Retype exactly what runs from the first line of the data to the line with "1.38e14, 2.7e13, 7.9e11, 8.2e9, 6.0e8, 3.0e7]", keeping both of those lines and skipping pictures.

**Dataset section**
········
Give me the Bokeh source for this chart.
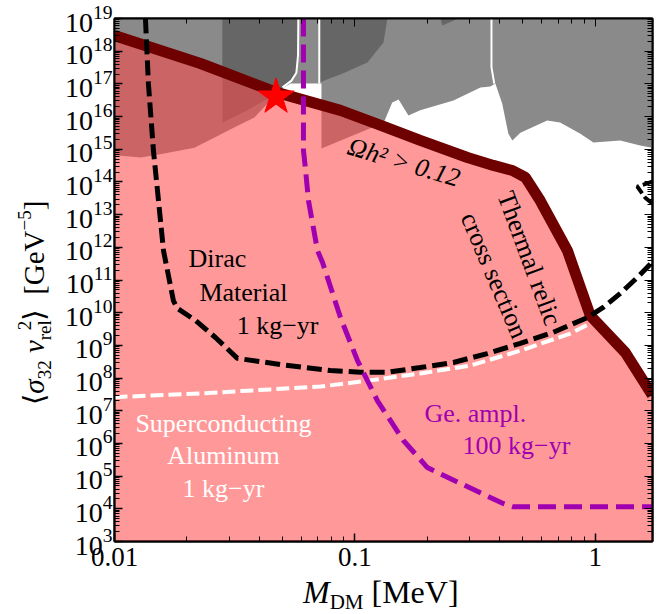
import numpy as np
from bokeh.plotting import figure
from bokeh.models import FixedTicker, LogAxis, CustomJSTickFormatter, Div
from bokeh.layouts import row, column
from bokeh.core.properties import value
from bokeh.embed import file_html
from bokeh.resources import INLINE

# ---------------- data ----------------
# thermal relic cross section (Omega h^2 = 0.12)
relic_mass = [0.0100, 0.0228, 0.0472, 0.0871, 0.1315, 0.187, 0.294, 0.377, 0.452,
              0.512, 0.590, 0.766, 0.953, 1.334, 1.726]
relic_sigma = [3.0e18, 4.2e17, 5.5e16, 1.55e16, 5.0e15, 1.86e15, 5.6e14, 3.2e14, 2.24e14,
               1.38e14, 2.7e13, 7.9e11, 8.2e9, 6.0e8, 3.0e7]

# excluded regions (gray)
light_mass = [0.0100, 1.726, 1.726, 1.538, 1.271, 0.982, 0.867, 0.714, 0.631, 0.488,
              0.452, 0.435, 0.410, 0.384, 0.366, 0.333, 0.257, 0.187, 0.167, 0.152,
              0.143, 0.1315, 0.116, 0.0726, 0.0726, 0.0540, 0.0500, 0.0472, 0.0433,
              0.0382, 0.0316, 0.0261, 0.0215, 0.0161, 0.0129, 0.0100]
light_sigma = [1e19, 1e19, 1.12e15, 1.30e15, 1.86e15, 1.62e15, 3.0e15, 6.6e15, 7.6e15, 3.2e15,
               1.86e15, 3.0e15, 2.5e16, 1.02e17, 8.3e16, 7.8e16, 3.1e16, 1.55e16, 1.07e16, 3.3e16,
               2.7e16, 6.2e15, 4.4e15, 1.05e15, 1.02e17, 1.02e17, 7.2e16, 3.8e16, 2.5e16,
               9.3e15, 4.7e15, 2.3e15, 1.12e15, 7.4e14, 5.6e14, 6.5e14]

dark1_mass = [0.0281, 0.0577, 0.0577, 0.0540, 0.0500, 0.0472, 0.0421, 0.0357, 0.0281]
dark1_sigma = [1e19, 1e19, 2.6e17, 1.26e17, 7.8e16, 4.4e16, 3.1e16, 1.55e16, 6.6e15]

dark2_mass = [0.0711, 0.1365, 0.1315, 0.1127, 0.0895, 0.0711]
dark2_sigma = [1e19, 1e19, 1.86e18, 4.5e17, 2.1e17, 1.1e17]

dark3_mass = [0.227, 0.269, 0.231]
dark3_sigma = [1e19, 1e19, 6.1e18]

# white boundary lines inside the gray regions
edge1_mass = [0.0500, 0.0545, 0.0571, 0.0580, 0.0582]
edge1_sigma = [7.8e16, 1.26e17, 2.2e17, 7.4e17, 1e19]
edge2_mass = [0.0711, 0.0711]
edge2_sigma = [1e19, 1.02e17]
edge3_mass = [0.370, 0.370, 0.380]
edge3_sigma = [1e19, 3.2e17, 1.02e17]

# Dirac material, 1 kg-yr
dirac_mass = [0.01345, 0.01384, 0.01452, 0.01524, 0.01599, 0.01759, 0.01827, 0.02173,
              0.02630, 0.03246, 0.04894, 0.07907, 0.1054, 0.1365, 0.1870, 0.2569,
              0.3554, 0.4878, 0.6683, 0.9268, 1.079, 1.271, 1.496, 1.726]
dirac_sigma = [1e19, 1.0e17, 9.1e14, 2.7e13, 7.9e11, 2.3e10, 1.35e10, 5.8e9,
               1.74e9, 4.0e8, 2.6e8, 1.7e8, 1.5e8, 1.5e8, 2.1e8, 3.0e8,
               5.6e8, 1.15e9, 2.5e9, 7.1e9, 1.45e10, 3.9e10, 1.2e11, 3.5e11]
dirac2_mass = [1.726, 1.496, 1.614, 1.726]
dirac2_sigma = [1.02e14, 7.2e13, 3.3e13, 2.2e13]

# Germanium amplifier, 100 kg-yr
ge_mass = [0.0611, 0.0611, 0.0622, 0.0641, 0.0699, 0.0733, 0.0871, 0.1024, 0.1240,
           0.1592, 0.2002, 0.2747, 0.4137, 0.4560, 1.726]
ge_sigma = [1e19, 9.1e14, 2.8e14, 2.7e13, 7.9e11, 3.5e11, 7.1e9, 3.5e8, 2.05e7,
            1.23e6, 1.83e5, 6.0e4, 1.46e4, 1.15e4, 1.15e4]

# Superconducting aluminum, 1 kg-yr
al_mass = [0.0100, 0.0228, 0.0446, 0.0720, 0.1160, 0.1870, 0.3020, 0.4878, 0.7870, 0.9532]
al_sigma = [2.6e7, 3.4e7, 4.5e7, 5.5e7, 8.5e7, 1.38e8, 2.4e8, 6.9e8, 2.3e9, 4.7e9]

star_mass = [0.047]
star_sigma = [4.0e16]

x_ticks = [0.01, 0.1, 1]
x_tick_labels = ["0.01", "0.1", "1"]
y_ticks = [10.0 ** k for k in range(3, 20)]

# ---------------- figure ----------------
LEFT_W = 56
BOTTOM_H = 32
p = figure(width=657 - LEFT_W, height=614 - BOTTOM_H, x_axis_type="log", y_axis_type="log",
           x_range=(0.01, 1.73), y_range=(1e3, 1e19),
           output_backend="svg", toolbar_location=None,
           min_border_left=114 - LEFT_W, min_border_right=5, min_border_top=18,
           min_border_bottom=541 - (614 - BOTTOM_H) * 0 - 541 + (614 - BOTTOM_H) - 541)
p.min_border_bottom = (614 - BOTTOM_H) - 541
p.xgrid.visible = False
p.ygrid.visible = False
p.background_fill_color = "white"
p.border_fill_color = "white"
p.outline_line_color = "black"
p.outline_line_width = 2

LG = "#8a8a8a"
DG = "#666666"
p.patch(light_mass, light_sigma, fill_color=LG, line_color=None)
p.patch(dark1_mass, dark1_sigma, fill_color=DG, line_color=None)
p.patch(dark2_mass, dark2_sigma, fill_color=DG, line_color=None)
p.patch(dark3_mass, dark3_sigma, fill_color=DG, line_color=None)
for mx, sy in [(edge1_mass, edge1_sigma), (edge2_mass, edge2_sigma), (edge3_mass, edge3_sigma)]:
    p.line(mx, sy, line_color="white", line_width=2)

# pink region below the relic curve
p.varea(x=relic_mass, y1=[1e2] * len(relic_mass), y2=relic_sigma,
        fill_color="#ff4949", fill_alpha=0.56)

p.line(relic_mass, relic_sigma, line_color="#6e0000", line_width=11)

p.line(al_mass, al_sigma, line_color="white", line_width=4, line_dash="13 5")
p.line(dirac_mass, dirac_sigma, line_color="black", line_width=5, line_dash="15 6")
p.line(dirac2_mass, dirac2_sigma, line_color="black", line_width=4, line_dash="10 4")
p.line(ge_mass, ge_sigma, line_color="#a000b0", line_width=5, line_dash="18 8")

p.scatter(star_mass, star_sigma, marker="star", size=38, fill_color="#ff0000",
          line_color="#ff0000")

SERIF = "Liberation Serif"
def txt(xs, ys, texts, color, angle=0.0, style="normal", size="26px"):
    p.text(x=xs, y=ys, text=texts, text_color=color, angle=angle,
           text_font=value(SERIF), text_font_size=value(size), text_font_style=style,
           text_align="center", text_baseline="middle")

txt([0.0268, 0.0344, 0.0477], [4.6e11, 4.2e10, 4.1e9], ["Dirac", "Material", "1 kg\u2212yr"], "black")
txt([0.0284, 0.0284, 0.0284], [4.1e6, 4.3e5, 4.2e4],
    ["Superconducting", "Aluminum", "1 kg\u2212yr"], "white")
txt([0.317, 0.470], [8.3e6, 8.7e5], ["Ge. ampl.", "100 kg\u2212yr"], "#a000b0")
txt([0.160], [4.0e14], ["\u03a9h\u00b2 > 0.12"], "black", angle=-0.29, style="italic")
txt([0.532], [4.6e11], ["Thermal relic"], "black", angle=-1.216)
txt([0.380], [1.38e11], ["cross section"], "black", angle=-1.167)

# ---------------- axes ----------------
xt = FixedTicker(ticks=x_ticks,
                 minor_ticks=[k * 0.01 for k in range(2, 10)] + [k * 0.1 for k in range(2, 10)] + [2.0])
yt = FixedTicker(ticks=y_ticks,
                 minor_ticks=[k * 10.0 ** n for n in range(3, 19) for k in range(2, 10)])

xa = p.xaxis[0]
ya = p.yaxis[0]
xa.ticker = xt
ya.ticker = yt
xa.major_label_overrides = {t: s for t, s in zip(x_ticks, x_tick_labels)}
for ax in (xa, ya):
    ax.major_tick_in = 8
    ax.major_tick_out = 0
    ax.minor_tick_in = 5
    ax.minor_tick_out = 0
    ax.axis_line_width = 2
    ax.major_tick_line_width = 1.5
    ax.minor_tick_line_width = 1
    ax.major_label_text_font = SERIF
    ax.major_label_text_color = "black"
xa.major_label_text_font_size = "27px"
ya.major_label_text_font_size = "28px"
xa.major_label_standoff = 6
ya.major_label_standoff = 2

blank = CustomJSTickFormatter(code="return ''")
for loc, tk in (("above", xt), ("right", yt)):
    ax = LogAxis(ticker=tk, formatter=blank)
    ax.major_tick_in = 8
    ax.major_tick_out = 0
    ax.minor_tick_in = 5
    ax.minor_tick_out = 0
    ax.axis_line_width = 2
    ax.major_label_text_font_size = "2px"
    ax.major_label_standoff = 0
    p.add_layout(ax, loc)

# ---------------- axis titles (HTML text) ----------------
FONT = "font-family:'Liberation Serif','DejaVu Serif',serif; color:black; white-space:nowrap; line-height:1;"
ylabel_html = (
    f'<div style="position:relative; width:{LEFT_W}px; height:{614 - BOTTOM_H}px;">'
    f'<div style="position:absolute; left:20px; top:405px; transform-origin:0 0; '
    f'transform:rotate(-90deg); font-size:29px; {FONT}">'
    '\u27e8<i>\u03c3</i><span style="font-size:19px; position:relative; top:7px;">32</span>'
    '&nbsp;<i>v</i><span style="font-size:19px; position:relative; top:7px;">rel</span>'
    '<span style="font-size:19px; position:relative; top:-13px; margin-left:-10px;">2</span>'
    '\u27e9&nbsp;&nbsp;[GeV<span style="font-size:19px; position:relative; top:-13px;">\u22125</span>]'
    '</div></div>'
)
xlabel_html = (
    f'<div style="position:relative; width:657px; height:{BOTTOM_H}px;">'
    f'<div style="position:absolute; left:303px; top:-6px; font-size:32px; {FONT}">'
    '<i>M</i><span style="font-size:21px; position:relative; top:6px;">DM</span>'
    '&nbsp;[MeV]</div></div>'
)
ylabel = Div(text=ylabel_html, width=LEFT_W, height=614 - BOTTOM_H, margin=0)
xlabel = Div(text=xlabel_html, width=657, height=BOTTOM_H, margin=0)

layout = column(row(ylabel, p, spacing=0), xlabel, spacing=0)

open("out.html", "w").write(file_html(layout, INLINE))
········
**Exercise result**
Give me the Bokeh source for this chart.
import numpy as np
from bokeh.plotting import figure
from bokeh.models import FixedTicker, LogAxis, CustomJSTickFormatter, Div
from bokeh.layouts import row, column
from bokeh.core.properties import value
from bokeh.embed import file_html
from bokeh.resources import INLINE

# ---------------- data ----------------
# thermal relic cross section (Omega h^2 = 0.12)
relic_mass = [0.0100, 0.0228, 0.0472, 0.0871, 0.1315, 0.187, 0.294, 0.377, 0.452,
              0.512, 0.590, 0.766, 0.953, 1.334, 1.726]
relic_sigma = [3.0e18, 4.2e17, 5.5e16, 1.55e16, 5.0e15, 1.86e15, 5.6e14, 3.2e14, 2.24e14,
               1.38e14, 2.7e13, 7.9e11, 8.2e9, 6.0e8, 3.0e7]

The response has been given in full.